Nonstop: From Southeast Asia to Lima

Nonstop: From Southeast Asia to Lima

Chef Francesca Ferreyros achieved great success when she set a challenge for herself: mixing Asian and Peruvian flavors.

Paulina Rosso

Published August 2021

I cook what I like eating. This sentence could summarize Peruvian chef Francesca Ferreyros's challenge when she created the menu for her restaurant Baan in Lima.

Her goal was to recreate the flavors she had learned during her two-year stay at Gaggan Anand's restaurant in Bangkok (Thailand) and her tours throughout Asia, which she transformed into a project that became a reality in 2020. Baan, which means "home" in Thai, results from all the processes she carried out to achieve a fusion between Southeast Asia and Peruvian-Amazon food.


Nonstop: From Southeast Asia to Lima

The cook points out that the most crucial step of the creative process is researching. She explains that all gastronomies must follow this previous search. Since her goal is merging Thai and Amazonian food, she had to search for understanding the connection between the two countries. For example, she tells us that at the beginning, she did not know which herbs grow in Southeast Asia that she could obtain in Peru or the profile of flavors found in other products. Besides, there are techniques, cultures, and ways of working that she had to study to merge them properly.

 


Nonstop: From Southeast Asia to Lima

She found the relationships she was looking for in supplies, techniques, and dressings. For example, in Southeast Asian cuisine, everything includes onions, chili peppers, and coriander.

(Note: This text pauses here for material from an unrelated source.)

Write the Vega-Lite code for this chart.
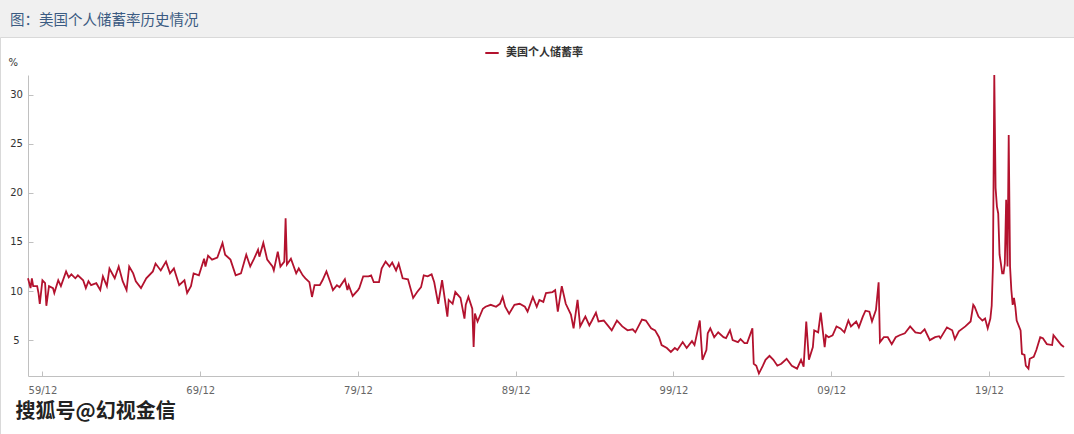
{
  "$schema": "https://vega.github.io/schema/vega-lite/v6.json",
  "width": 1074,
  "height": 397,
  "autosize": "none",
  "padding": {"top": 37, "left": 0, "right": 0, "bottom": 0},
  "background": "#f0f0f0",
  "config": {"view": {"fill": "white", "stroke": "#d9d9d9"}, "font": "DejaVu Sans"},
  "title": {"text": "图：美国个人储蓄率历史情况", "anchor": "start", "frame": "group", "dx": 10, "dy": 14, "offset": 9, "baseline": "bottom", "font": "Noto Sans CJK SC", "fontSize": 14.5, "fontWeight": "normal", "color": "#3b5b82"},
  "data": {"values": [
    {"d":"1959-01","v":11.3},{"d":"1959-03","v":10.3},{"d":"1959-04","v":11.3},{"d":"1959-05","v":10.5},{"d":"1959-08","v":10.5},{"d":"1959-09","v":9.8},{"d":"1959-10","v":8.7},{"d":"1959-12","v":11.1},
    {"d":"1960-02","v":10.8},{"d":"1960-03","v":8.5},{"d":"1960-05","v":10.5},{"d":"1960-08","v":10.3},{"d":"1960-09","v":9.8},{"d":"1960-12","v":11.1},
    {"d":"1961-02","v":10.5},{"d":"1961-06","v":12.0},{"d":"1961-08","v":11.4},{"d":"1961-10","v":11.7},
    {"d":"1962-01","v":11.3},{"d":"1962-03","v":11.6},{"d":"1962-07","v":11.1},{"d":"1962-09","v":10.3},{"d":"1962-11","v":11.0},
    {"d":"1963-01","v":10.6},{"d":"1963-05","v":10.8},{"d":"1963-08","v":10.1},{"d":"1963-10","v":11.5},
    {"d":"1964-01","v":10.5},{"d":"1964-03","v":12.3},{"d":"1964-07","v":11.3},{"d":"1964-10","v":12.5},
    {"d":"1965-01","v":11.0},{"d":"1965-04","v":10.1},{"d":"1965-06","v":12.5},{"d":"1965-09","v":11.8},{"d":"1965-11","v":11.0},
    {"d":"1966-03","v":10.3},{"d":"1966-07","v":11.3},{"d":"1966-12","v":12.0},
    {"d":"1967-02","v":12.8},{"d":"1967-06","v":12.1},{"d":"1967-10","v":13.0},
    {"d":"1968-01","v":11.8},{"d":"1968-04","v":12.3},{"d":"1968-08","v":10.6},{"d":"1968-12","v":11.1},
    {"d":"1969-02","v":9.8},{"d":"1969-05","v":10.5},{"d":"1969-07","v":11.8},{"d":"1969-11","v":11.6},
    {"d":"1970-03","v":13.3},{"d":"1970-04","v":12.5},{"d":"1970-06","v":13.6},{"d":"1970-09","v":13.2},
    {"d":"1971-01","v":13.4},{"d":"1971-05","v":14.9},{"d":"1971-07","v":13.7},{"d":"1971-11","v":13.2},
    {"d":"1972-03","v":11.6},{"d":"1972-07","v":11.8},{"d":"1972-11","v":13.7},
    {"d":"1973-02","v":12.5},{"d":"1973-05","v":13.3},{"d":"1973-08","v":14.2},{"d":"1973-09","v":13.5},{"d":"1973-12","v":14.9},
    {"d":"1974-03","v":13.2},{"d":"1974-07","v":12.5},{"d":"1974-08","v":12.1},{"d":"1974-11","v":14.0},
    {"d":"1975-01","v":12.5},{"d":"1975-04","v":13.0},{"d":"1975-05","v":17.4},{"d":"1975-06","v":12.7},{"d":"1975-09","v":13.3},
    {"d":"1976-01","v":11.8},{"d":"1976-03","v":12.3},{"d":"1976-06","v":11.6},{"d":"1976-08","v":11.3},{"d":"1976-11","v":10.9},
    {"d":"1977-01","v":9.4},{"d":"1977-03","v":10.6},{"d":"1977-07","v":10.6},{"d":"1977-09","v":11.1},{"d":"1977-12","v":12.0},
    {"d":"1978-03","v":10.9},{"d":"1978-05","v":10.1},{"d":"1978-08","v":10.6},{"d":"1978-10","v":10.4},
    {"d":"1979-02","v":11.2},{"d":"1979-04","v":10.1},{"d":"1979-05","v":10.6},{"d":"1979-08","v":9.5},{"d":"1979-12","v":10.1},
    {"d":"1980-01","v":10.3},{"d":"1980-04","v":11.5},{"d":"1980-08","v":11.5},{"d":"1980-10","v":11.6},{"d":"1980-12","v":10.9},
    {"d":"1981-04","v":10.9},{"d":"1981-06","v":12.3},{"d":"1981-09","v":13.0},{"d":"1981-12","v":12.5},
    {"d":"1982-02","v":12.9},{"d":"1982-05","v":12.1},{"d":"1982-07","v":12.8},{"d":"1982-10","v":11.3},
    {"d":"1983-02","v":11.2},{"d":"1983-06","v":9.3},{"d":"1983-09","v":9.9},{"d":"1983-12","v":10.4},
    {"d":"1984-02","v":11.6},{"d":"1984-05","v":11.5},{"d":"1984-08","v":11.7},{"d":"1984-10","v":10.9},
    {"d":"1985-01","v":8.7},{"d":"1985-04","v":11.1},{"d":"1985-08","v":7.4},{"d":"1985-09","v":9.1},{"d":"1985-12","v":8.7},
    {"d":"1986-02","v":9.9},{"d":"1986-06","v":9.3},{"d":"1986-09","v":7.2},{"d":"1986-10","v":8.6},{"d":"1986-12","v":9.4},
    {"d":"1987-03","v":8.2},{"d":"1987-04","v":4.3},{"d":"1987-05","v":7.7},{"d":"1987-07","v":6.9},{"d":"1987-11","v":8.2},
    {"d":"1988-01","v":8.4},{"d":"1988-05","v":8.6},{"d":"1988-09","v":8.4},{"d":"1988-12","v":8.7},
    {"d":"1989-02","v":9.4},{"d":"1989-04","v":8.4},{"d":"1989-07","v":7.7},{"d":"1989-11","v":8.6},
    {"d":"1990-03","v":8.7},{"d":"1990-07","v":8.4},{"d":"1990-09","v":7.9},
    {"d":"1991-01","v":9.4},{"d":"1991-04","v":8.4},{"d":"1991-06","v":9.1},{"d":"1991-09","v":8.9},{"d":"1991-11","v":9.8},
    {"d":"1992-04","v":9.9},{"d":"1992-06","v":10.1},{"d":"1992-08","v":7.9},{"d":"1992-11","v":10.5},
    {"d":"1993-02","v":8.7},{"d":"1993-06","v":7.6},{"d":"1993-08","v":6.2},{"d":"1993-11","v":9.1},
    {"d":"1994-01","v":6.4},{"d":"1994-03","v":6.9},{"d":"1994-05","v":7.4},{"d":"1994-08","v":6.5},{"d":"1994-10","v":7.0},
    {"d":"1995-01","v":7.8},{"d":"1995-03","v":6.9},{"d":"1995-07","v":7.0},{"d":"1995-10","v":6.5},
    {"d":"1996-01","v":6.0},{"d":"1996-05","v":7.0},{"d":"1996-09","v":6.4},
    {"d":"1997-01","v":6.0},{"d":"1997-05","v":6.1},{"d":"1997-07","v":5.8},{"d":"1997-12","v":7.1},
    {"d":"1998-03","v":7.0},{"d":"1998-07","v":6.2},{"d":"1998-10","v":6.0},
    {"d":"1999-01","v":5.3},{"d":"1999-03","v":4.5},{"d":"1999-07","v":4.2},{"d":"1999-10","v":3.8},
    {"d":"2000-01","v":4.2},{"d":"2000-03","v":4.0},{"d":"2000-07","v":4.8},{"d":"2000-10","v":4.2},
    {"d":"2001-02","v":4.9},{"d":"2001-04","v":4.5},{"d":"2001-08","v":7.0},{"d":"2001-10","v":3.0},
    {"d":"2002-01","v":4.0},{"d":"2002-02","v":5.7},{"d":"2002-04","v":6.2},{"d":"2002-07","v":5.3},{"d":"2002-10","v":5.8},
    {"d":"2003-02","v":5.3},{"d":"2003-04","v":5.2},{"d":"2003-07","v":6.0},{"d":"2003-09","v":5.0},
    {"d":"2004-01","v":4.8},{"d":"2004-03","v":5.1},{"d":"2004-06","v":4.7},{"d":"2004-08","v":4.7},{"d":"2004-12","v":6.2},
    {"d":"2005-01","v":2.6},{"d":"2005-03","v":2.4},{"d":"2005-05","v":1.6},{"d":"2005-08","v":2.4},{"d":"2005-10","v":3.0},
    {"d":"2006-01","v":3.4},{"d":"2006-04","v":3.0},{"d":"2006-07","v":2.4},{"d":"2006-10","v":2.6},
    {"d":"2007-02","v":3.1},{"d":"2007-06","v":2.4},{"d":"2007-10","v":2.1},
    {"d":"2008-01","v":3.0},{"d":"2008-03","v":2.3},{"d":"2008-05","v":6.9},{"d":"2008-07","v":3.0},{"d":"2008-10","v":4.3},{"d":"2008-11","v":6.0},
    {"d":"2009-02","v":5.8},{"d":"2009-04","v":7.8},{"d":"2009-07","v":4.3},{"d":"2009-08","v":5.5},{"d":"2009-10","v":5.3},
    {"d":"2010-01","v":5.5},{"d":"2010-04","v":6.4},{"d":"2010-07","v":6.2},{"d":"2010-10","v":5.8},
    {"d":"2011-01","v":7.0},{"d":"2011-03","v":6.4},{"d":"2011-07","v":6.9},{"d":"2011-09","v":6.3},{"d":"2011-12","v":7.4},
    {"d":"2012-02","v":8.0},{"d":"2012-05","v":7.9},{"d":"2012-07","v":6.9},{"d":"2012-10","v":8.1},{"d":"2012-12","v":10.9},
    {"d":"2013-01","v":4.8},{"d":"2013-04","v":5.3},{"d":"2013-07","v":5.3},{"d":"2013-10","v":4.6},
    {"d":"2014-01","v":5.3},{"d":"2014-04","v":5.5},{"d":"2014-08","v":5.7},{"d":"2014-12","v":6.4},
    {"d":"2015-04","v":5.8},{"d":"2015-08","v":5.7},{"d":"2015-11","v":6.1},
    {"d":"2016-03","v":5.0},{"d":"2016-07","v":5.3},{"d":"2016-10","v":5.4},{"d":"2016-11","v":5.2},
    {"d":"2017-04","v":6.3},{"d":"2017-08","v":6.0},{"d":"2017-10","v":5.1},
    {"d":"2018-01","v":5.9},{"d":"2018-06","v":6.4},{"d":"2018-10","v":6.9},{"d":"2018-12","v":8.6},
    {"d":"2019-01","v":8.4},{"d":"2019-04","v":7.4},{"d":"2019-07","v":7.0},{"d":"2019-09","v":7.2},{"d":"2019-11","v":6.2},
    {"d":"2020-01","v":7.2},{"d":"2020-02","v":8.5},{"d":"2020-03","v":12.5},{"d":"2020-04","v":32.0},{"d":"2020-05","v":20.5},{"d":"2020-06","v":18.6},{"d":"2020-07","v":17.9},{"d":"2020-08","v":13.7},{"d":"2020-09","v":12.8},{"d":"2020-10","v":11.8},{"d":"2020-11","v":11.8},{"d":"2020-12","v":12.8},
    {"d":"2021-01","v":19.3},{"d":"2021-02","v":12.5},{"d":"2021-03","v":25.9},{"d":"2021-04","v":12.5},{"d":"2021-05","v":10.1},{"d":"2021-06","v":8.6},{"d":"2021-07","v":9.3},{"d":"2021-08","v":8.4},{"d":"2021-09","v":7.0},{"d":"2021-12","v":6.0},
    {"d":"2022-01","v":3.6},{"d":"2022-03","v":3.5},{"d":"2022-04","v":2.4},{"d":"2022-06","v":2.1},{"d":"2022-07","v":3.1},{"d":"2022-10","v":3.3},{"d":"2022-12","v":4.0},
    {"d":"2023-03","v":5.3},{"d":"2023-05","v":5.2},{"d":"2023-08","v":4.6},{"d":"2023-12","v":4.5},
    {"d":"2024-01","v":5.5},{"d":"2024-04","v":5.0},{"d":"2024-07","v":4.5},{"d":"2024-09","v":4.3}
  ]},
  "mark": {"type": "line", "strokeWidth": 1.8},
  "encoding": {
    "x": {
      "field": "d", "type": "temporal",
      "scale": {"domain": ["1959-01-01", "2024-09-01"], "range": [28, 1064], "nice": false},
      "axis": {
        "orient": "bottom", "offset": -58,
        "values": [
          {"year": 1959, "month": 12, "date": 1}, {"year": 1969, "month": 12, "date": 1},
          {"year": 1979, "month": 12, "date": 1}, {"year": 1989, "month": 12, "date": 1},
          {"year": 1999, "month": 12, "date": 1}, {"year": 2009, "month": 12, "date": 1},
          {"year": 2019, "month": 12, "date": 1}
        ],
        "format": "%y/%m", "grid": false,
        "domainColor": "#c0c0c0", "tickColor": "#c0c0c0", "tickSize": -5,
        "labelColor": "#666666", "labelFontSize": 10, "labelPadding": 14, "labelFlush": false, "labelOverlap": false,
        "title": "搜狐号@幻视金信", "titleX": 15, "titleY": 35, "titleAnchor": "start", "titleAlign": "left", "titleBaseline": "middle",
        "titleFont": "Noto Sans CJK SC", "titleFontSize": 20, "titleFontWeight": "bold", "titleColor": "#222222"
      }
    },
    "y": {
      "field": "v", "type": "quantitative",
      "scale": {"domain": [1.35, 32], "range": [339, 38], "nice": false, "zero": false},
      "axis": {
        "orient": "left", "offset": -28, "values": [5, 10, 15, 20, 25, 30], "grid": false,
        "domainColor": "#c0c0c0", "tickColor": "#c0c0c0", "tickSize": -5,
        "labelColor": "#333333", "labelFontSize": 10, "labelAlign": "center", "labelPadding": 17,
        "title": "%", "titleAngle": 0, "titleX": -20, "titleY": 25, "titleAlign": "left", "titleBaseline": "middle",
        "titleFontSize": 10, "titleFontWeight": "normal", "titleColor": "#333333"
      }
    },
    "color": {
      "datum": "美国个人储蓄率",
      "scale": {"range": ["#b3122e"]},
      "legend": {
        "orient": "none", "legendX": 484, "legendY": 8, "direction": "horizontal", "title": null, "padding": 0,
        "symbolType": "stroke", "symbolStrokeWidth": 2, "symbolSize": 180,
        "labelFont": "Noto Sans CJK SC", "labelFontSize": 11, "labelFontWeight": "bold", "labelColor": "#333333", "labelOffset": 6
      }
    }
  }
}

Francesca prepares what is called "signature cuisine," which for her is how the chef can express who they are through a dish by using their unique techniques and styles to obtain their representative flavors.


Nonstop: From Southeast Asia to Lima

We can find dishes such as Pesca Thai at her restaurant, which is fish served with green curry sauce. The menu also includes spicy eggplant Min Pao, Thai Red Curry Tiger Milk and Karipap, classic Malaysian street food pastries filled with chicken or vegetable curries. For brunch, her menu offers a traditional breakfast with little Chinese dumplings and a variety of small dishes like Dim Sum.

This enormous explosion of combined flavors raises a question: does Francesca have a favorite dish? "It is difficult to choose one of them because each dish is special since it is something new for your palate. However, at the same time, you can identify many flavors, so it does not taste like a strange dish," she explains. She also says that Peruvians are very attached to their national gastronomy, so the combination must be something that surprises them.